In the case of this particular pass, you could use the bright stars in the constellation Cassiopeia to aim your camera.
If you are interested in shooting a "string" of multiple satellites shortly after launch, be aware that the apparent motion of the celestial sphere in relation to the orbits of the string of satellites will come into play.
Notice how the first in this series, Starlink 1322 which crosses into the earth's shadow at 21:14:13 has a path that is slightly east of the star Capella (α Aurigae), while the last, Starlink 1365, passes into the earth's shadow about 101 seconds later at 21:10:00 and is slightly to the west of the same star.

Starlink 1322

Starlink 1365
One final piece of advice.
The Starlink satellites after launch are usually either very low on the horizon or pass into the earth's shadow fairly low on the horizon before passing higher overhead. When low on the horizon, the earth's atmosphere reduces their brightness more than when they are higher in the sky.
I'd encourage you to practice using other satellites with brighter predicted magnitudes. Anytime you have a clear evening or early sky, look up the Daily Predictions for brighter satellites at Heavens Above, choose "Morning" or "Evening", select the "Minimum Brightness 3.0" setting, and click "Update" to see only the brightest potential targets.
If you look at the information for a particular pass that goes almost from horizon to horizon, you'll be able to see how dramatically the height above the horizon can affect a satellite's apparent brightness.

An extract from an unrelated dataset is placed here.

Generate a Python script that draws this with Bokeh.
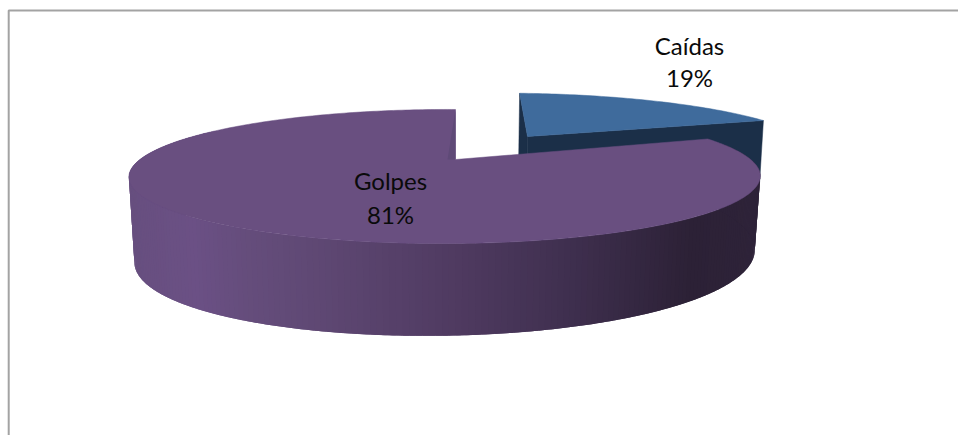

Remember that astronomical magnitudes are dimmer as the number increases and brighter as the number decreases. Depending on the amount of light pollution in your area, you should be limited to naked eye magnitudes as dim as 6-6.5 on a very clear, moonless night with little or no light pollution. If you are limited to even brighter magnitudes then the light pollution limiting your naked eye observation will also limit your camera's ability to see dimmer stars and satellites. Satellites brighter than about magnitude 3 are good potential targets for capturing with a camera.